Stored items:
-=-=-
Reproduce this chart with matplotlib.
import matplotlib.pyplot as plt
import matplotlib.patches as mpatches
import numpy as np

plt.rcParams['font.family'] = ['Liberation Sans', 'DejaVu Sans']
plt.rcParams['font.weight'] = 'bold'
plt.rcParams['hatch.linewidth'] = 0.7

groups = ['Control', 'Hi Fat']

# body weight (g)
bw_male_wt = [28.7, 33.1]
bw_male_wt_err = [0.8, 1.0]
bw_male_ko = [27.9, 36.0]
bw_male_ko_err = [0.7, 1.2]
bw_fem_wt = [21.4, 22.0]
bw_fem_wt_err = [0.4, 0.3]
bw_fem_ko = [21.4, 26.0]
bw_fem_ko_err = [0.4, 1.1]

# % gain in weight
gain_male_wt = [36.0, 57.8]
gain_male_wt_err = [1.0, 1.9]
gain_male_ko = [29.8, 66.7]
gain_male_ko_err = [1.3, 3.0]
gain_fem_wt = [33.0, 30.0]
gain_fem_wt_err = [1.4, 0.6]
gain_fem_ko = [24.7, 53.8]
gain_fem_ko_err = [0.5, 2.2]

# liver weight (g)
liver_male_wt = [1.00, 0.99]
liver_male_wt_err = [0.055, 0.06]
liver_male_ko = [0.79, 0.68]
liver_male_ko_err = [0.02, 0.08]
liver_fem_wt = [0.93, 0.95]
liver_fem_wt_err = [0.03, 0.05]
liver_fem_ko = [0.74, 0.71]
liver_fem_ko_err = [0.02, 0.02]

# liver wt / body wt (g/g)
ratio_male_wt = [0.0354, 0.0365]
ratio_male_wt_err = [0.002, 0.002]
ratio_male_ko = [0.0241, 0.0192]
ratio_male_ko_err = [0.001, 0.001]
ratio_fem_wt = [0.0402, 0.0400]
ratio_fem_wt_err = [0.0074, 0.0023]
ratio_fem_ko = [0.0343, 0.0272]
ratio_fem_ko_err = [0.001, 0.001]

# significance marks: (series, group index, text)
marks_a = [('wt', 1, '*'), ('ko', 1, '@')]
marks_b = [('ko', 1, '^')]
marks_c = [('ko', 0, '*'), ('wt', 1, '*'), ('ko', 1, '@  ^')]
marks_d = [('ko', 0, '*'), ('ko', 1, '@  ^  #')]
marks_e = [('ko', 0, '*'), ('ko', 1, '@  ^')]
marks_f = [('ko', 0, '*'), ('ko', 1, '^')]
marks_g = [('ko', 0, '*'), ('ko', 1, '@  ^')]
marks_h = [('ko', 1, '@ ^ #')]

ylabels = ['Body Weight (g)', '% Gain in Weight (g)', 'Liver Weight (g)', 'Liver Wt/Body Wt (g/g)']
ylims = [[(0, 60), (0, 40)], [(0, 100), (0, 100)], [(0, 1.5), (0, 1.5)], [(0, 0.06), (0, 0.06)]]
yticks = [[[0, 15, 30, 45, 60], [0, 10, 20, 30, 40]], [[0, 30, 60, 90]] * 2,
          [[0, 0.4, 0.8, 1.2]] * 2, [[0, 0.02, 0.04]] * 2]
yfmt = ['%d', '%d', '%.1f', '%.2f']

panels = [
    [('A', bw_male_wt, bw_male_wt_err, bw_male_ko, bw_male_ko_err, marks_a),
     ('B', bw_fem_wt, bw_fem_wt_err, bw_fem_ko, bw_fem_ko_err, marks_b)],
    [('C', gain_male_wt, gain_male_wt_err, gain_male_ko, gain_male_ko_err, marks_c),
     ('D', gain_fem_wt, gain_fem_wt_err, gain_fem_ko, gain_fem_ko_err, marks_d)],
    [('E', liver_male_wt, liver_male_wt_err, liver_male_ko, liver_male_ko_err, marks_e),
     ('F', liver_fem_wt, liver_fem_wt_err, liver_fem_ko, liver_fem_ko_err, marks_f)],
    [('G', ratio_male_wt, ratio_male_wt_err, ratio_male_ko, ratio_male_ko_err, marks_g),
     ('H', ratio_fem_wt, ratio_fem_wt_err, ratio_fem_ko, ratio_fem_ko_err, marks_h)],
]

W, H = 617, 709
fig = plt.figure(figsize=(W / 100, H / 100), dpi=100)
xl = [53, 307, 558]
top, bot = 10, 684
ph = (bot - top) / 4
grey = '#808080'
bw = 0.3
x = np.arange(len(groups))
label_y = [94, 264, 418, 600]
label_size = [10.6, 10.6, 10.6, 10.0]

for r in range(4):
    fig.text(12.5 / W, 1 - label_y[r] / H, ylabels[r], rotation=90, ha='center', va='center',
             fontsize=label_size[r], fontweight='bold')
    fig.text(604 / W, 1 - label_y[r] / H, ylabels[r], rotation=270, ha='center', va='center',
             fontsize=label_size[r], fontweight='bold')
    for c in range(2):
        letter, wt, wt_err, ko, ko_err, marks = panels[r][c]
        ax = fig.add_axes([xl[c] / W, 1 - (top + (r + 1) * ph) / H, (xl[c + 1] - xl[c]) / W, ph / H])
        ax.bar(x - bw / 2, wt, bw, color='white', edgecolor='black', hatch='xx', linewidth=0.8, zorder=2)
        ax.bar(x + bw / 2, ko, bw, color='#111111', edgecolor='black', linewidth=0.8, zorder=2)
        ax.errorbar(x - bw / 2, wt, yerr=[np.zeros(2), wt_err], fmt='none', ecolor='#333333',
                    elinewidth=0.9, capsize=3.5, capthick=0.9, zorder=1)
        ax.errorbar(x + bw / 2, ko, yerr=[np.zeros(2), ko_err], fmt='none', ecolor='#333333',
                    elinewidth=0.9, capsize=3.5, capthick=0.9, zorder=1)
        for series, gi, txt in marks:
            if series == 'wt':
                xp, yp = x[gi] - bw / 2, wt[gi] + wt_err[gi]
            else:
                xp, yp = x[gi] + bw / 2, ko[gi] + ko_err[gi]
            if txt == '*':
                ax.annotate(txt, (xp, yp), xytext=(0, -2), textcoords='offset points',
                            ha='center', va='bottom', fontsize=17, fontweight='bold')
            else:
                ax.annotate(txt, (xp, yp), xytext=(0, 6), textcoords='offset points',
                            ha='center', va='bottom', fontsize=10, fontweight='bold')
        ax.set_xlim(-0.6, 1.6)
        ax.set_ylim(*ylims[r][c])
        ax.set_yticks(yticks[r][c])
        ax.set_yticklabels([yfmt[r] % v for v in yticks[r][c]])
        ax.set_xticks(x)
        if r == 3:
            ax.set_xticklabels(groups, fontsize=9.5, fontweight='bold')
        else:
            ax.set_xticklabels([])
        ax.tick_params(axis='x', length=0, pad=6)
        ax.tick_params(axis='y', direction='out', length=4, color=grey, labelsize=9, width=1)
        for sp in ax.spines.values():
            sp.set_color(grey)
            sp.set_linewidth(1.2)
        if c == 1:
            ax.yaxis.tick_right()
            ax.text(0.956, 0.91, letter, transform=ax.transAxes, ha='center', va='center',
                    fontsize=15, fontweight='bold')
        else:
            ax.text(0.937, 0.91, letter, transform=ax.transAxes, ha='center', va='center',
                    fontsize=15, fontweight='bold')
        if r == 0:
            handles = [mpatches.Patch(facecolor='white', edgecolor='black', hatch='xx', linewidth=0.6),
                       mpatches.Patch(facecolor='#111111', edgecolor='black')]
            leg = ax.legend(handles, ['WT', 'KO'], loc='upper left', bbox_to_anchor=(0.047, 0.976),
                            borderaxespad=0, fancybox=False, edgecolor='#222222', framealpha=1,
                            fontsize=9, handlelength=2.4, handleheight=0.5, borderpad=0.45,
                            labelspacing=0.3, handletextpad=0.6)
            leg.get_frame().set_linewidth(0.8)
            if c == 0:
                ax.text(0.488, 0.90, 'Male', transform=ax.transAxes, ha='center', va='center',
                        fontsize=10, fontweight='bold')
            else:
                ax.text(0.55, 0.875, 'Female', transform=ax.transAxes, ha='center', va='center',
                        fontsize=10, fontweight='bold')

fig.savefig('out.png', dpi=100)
-=-=-
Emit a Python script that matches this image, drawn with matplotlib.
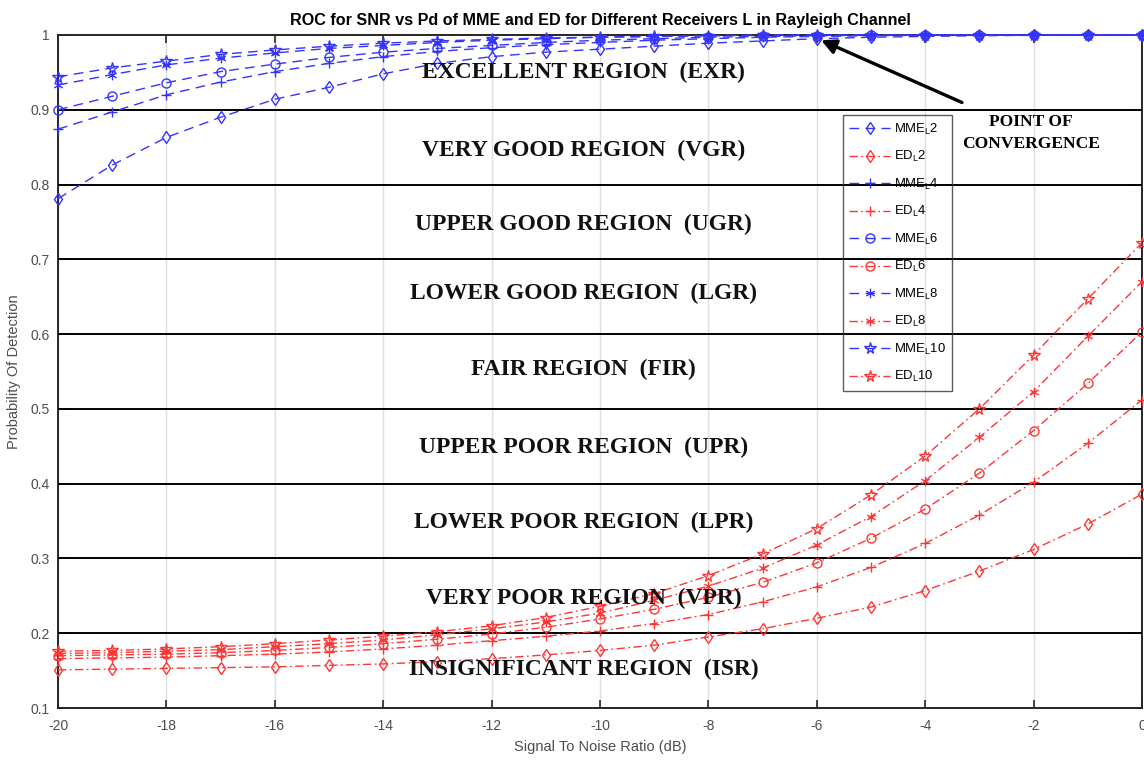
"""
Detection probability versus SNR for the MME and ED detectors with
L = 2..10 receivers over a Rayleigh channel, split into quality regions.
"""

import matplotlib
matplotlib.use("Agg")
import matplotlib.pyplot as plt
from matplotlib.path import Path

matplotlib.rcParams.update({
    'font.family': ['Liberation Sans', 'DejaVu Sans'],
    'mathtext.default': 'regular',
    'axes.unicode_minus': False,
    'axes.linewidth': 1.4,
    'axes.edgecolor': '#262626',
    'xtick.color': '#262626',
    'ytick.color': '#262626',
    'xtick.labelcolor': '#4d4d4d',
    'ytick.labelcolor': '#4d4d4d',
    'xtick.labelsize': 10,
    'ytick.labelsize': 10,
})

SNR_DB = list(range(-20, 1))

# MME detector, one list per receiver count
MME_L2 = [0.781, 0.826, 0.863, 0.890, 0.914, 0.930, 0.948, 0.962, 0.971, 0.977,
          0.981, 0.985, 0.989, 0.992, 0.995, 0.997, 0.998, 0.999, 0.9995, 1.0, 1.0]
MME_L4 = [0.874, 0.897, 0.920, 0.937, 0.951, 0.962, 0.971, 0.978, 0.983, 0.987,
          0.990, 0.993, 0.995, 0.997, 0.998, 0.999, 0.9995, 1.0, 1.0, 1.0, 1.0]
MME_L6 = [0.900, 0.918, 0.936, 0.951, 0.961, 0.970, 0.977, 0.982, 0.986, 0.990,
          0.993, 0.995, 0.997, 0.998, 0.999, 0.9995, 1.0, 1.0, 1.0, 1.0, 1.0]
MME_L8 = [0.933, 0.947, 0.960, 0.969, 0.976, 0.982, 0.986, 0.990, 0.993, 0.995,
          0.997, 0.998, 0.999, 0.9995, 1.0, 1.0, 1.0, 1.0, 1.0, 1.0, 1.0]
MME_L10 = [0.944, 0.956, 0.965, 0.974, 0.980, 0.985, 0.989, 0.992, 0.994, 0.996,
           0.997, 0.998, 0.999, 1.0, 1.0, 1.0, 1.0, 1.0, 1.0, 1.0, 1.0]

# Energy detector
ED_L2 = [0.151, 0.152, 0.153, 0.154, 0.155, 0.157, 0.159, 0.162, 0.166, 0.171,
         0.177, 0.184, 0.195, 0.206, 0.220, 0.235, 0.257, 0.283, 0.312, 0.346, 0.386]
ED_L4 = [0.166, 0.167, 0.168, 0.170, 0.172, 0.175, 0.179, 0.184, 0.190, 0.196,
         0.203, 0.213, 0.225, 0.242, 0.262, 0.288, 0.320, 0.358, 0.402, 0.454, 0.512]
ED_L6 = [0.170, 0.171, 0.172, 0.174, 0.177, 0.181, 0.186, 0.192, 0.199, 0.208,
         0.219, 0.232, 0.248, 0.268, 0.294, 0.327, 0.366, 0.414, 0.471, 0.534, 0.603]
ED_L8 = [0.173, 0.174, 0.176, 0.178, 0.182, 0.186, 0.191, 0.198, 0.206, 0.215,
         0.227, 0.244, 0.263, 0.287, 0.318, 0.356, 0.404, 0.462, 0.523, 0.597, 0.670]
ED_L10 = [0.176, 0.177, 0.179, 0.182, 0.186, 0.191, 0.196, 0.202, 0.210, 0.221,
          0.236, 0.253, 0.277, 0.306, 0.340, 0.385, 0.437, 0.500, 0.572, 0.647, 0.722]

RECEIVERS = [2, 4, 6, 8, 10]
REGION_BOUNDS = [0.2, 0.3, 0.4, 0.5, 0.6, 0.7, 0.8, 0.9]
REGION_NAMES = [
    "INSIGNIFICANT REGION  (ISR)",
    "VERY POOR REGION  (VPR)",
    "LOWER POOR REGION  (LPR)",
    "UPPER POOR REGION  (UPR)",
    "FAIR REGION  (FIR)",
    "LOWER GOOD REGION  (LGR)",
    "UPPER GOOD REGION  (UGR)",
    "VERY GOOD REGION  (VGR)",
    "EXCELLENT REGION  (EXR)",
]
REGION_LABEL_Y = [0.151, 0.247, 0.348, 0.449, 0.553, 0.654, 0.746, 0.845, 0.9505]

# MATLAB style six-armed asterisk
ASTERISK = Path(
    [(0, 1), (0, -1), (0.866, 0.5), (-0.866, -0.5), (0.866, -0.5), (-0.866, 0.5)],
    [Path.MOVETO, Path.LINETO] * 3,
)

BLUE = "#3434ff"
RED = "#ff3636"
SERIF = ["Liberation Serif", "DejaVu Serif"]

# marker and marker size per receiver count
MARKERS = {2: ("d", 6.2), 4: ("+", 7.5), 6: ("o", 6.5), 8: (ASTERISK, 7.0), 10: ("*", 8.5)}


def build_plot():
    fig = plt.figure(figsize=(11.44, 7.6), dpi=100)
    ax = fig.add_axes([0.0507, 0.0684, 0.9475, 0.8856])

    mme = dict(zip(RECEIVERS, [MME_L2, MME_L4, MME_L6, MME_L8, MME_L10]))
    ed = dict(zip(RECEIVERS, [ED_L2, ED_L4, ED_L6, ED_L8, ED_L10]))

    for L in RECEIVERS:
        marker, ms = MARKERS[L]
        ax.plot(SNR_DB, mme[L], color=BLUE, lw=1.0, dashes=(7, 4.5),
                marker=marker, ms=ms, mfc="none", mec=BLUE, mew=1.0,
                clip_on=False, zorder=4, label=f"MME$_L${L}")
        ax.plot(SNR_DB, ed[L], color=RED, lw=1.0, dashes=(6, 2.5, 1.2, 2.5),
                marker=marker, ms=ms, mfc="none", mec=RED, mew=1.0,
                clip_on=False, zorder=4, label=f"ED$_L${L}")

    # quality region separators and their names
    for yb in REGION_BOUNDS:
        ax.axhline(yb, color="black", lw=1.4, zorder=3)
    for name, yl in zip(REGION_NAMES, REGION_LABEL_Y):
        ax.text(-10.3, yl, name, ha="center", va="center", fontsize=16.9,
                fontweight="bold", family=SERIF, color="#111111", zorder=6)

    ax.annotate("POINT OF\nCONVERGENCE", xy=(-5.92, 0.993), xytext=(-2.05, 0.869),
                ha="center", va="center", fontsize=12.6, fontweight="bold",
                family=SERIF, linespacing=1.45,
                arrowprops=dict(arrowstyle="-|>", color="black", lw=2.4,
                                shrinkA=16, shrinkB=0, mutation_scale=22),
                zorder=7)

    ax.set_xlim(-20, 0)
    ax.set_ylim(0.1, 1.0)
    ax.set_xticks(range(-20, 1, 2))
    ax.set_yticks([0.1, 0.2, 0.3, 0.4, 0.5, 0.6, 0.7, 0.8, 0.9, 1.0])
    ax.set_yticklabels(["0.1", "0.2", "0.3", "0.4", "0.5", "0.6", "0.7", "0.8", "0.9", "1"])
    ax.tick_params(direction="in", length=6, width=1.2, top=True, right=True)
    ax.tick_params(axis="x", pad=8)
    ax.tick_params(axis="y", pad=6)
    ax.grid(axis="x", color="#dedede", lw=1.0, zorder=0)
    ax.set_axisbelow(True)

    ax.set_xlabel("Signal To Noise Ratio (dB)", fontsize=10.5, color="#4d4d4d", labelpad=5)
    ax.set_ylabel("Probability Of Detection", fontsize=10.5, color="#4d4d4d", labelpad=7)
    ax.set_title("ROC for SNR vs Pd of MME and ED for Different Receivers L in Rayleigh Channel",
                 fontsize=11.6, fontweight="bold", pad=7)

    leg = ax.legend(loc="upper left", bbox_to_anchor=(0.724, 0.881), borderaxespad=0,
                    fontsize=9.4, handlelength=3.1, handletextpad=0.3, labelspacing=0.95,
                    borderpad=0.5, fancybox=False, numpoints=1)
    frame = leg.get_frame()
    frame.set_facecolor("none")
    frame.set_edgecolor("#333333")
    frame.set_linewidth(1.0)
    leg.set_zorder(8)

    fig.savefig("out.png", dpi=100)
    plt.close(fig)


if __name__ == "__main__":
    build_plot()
-=-=-
◆ **Required work**
Starting at the line containing "Emit a Python" and stopping after the line containing "from matplotlib.path import Path", give the lines again exactly and leave out every image.

◆ **Solution**
Emit a Python script that matches this image, drawn with matplotlib.
"""
Detection probability versus SNR for the MME and ED detectors with
L = 2..10 receivers over a Rayleigh channel, split into quality regions.
"""

import matplotlib
matplotlib.use("Agg")
import matplotlib.pyplot as plt
from matplotlib.path import Path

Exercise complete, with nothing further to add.